Than all the cacophony leaves to pray and get again together at a tea, desserts and tons and tons and tons of traditional sweets, watching TV, chit chatting and being really loud once again. People come and leave till the time of suhur, which could be best described as a Ramadan late-dinner-early-breakfast, small meal and drink before the morning prayer comes and starts the whole fasting round again.
All that is happening in a pretty narrow time period, iftaar in Kuwait starts roughly quarter to seven in the evening, and my husband’s family gets suhur between the midnight and two o’clock in the morning, with fajr being shortly after 4 am. I’m not personally sure about till when Sunni sisters and brothers drink or eat, but we’ve got into the custom to end all the meals about half an hour before the adhan sounds, to be sure we didn’t invalidate our fasting.
Sometimes I just feel like Alice in Wonderland, this being my first Ramadan in an Islamic country and getting around this many members of family is exhausting – I’m quite a lone wolf and these meetings get really big and loud. But it’s interesting and fun experience, so different from our very quite, starving days in Britain, where the day is impossibly long and the country doesn’t change it’s tempo for the month unlike here; here the shops and malls and offices change their working hours to much shorter during the forenoon, noon or very early afternoon, and than re-open again after the evening prayer and keep open much longer till the night, ten, eleven, even longer.
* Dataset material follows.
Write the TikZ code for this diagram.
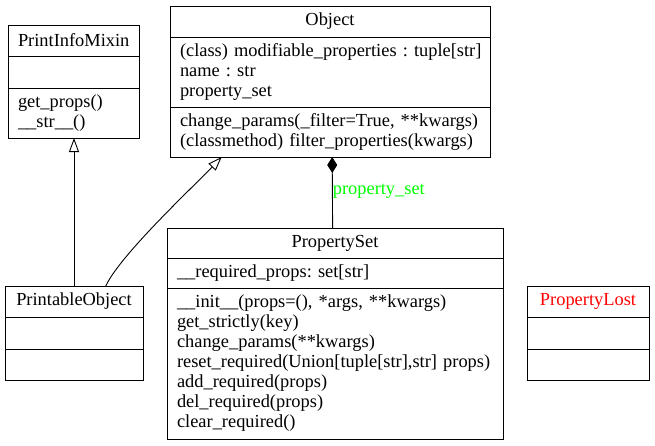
\documentclass[tikz,border=0pt]{standalone}
\usepackage{fontspec}
\setmainfont{Liberation Serif}
\usetikzlibrary{arrows.meta}

\begin{document}
\begin{tikzpicture}[x=1pt,y=-1pt,
  cell/.style={draw, line width=1pt, outer sep=0pt, inner xsep=10pt, inner ysep=0pt,
    anchor=north west, align=left, font=\fontsize{18.4pt}{20pt}\selectfont\frenchspacing},
  head/.style={cell, align=center},
  inherit/.style={line width=0.9pt, -{Triangle[open,length=14pt,width=10pt]}},
  compose/.style={line width=0.9pt, {Diamond[length=16pt,width=10pt]}-}]
\useasboundingbox (0,0) rectangle (655,445);
% PrintInfoMixin
\node[head, text width=111pt, minimum width=131pt, minimum height=31pt] (pim) at (8,25) {PrintInfoMixin};
\node[cell, text width=111pt, minimum width=131pt, minimum height=32pt] (pim attr) at (pim.south west) {};
\node[cell, text width=111pt, minimum width=131pt, minimum height=50pt] (pim ops) at (pim attr.south west) {get\_props()\\\_\_str\_\_()};
% Object
\node[head, text width=300pt, minimum width=320pt, minimum height=31pt] (obj) at (170,6) {Object};
\node[cell, text width=300pt, minimum width=320pt, minimum height=70pt] (obj attr) at (obj.south west)
  {\mbox{(class) modifiable\_properties : tuple[str]}\\name~:~str\\property\_set};
\node[cell, text width=300pt, minimum width=320pt, minimum height=50pt] (obj ops) at (obj attr.south west)
  {\mbox{change\_params(\_filter=True, **kwargs)}\\\mbox{(classmethod) filter\_properties(kwargs)}};
% PropertySet
\node[head, text width=316pt, minimum width=336pt, minimum height=30pt] (ps) at (167,228) {PropertySet};
\node[cell, text width=316pt, minimum width=336pt, minimum height=30pt] (ps attr) at (ps.south west)
  {\_\_required\_props:~set[str]};
\node[cell, text width=316pt, minimum width=336pt, minimum height=151pt] (ps ops) at (ps attr.south west)
  {\mbox{\_\_init\_\_(props=(), *args, **kwargs)}\\get\_strictly(key)\\change\_params(**kwargs)\\
   \mbox{reset\_required(Union[tuple[str],str] props)}\\add\_required(props)\\del\_required(props)\\clear\_required()};
% PrintableObject
\node[head, text width=118pt, minimum width=138pt, minimum height=31pt] (po) at (5,286) {PrintableObject};
\node[cell, text width=118pt, minimum width=138pt, minimum height=32pt] (po attr) at (po.south west) {};
\node[cell, text width=118pt, minimum width=138pt, minimum height=31pt] (po ops) at (po attr.south west) {};
% PropertyLost
\node[head, text width=102pt, minimum width=122pt, minimum height=31pt, text=red] (pl) at (527,286) {PropertyLost};
\node[cell, text width=102pt, minimum width=122pt, minimum height=32pt] (pl attr) at (pl.south west) {};
\node[cell, text width=102pt, minimum width=122pt, minimum height=31pt] (pl ops) at (pl attr.south west) {};
% relations
\draw[inherit] (po.north) -- (po.north |- pim ops.south);
\draw[inherit] (po.26.6) .. controls (120,255) and (195,185) .. (obj ops.193.8);
\draw[compose] (obj ops.275.7) -- node[pos=0.49, right, inner sep=0pt, text=green,
  font=\fontsize{18.4pt}{20pt}\selectfont] {property\_set} (ps.99.5);
\end{tikzpicture}
\end{document}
It makes it possible to make the fasting more pleasant for most of the people, and especially now when the Holy Month comes during the summer time, which is really hot, makes the thirst manageable even if you got some of the errands running.
Some of the less glittery part… I’ve noticed the utter difference among certain housing areas, especially closer to the centre of Kuwait City, which is filled by flat units, there’s a huge contrast in between newly built housing and old, usually unmaintained buildings which at best look as rubble and abandoned, but actually accommodate poorer families.
Be it that the actual owner of the building doesn’t have the money to maintain them, or lets them decay on purpose, hoping for the families living there to finally give up and move out, so he can sell the rubble as land for much more money (one-time boost, though) than it would yield being a tenant building in the long run – these patches of land are mostly gathered, or if big enough, cleaned and on the place are build a new, shiny shops.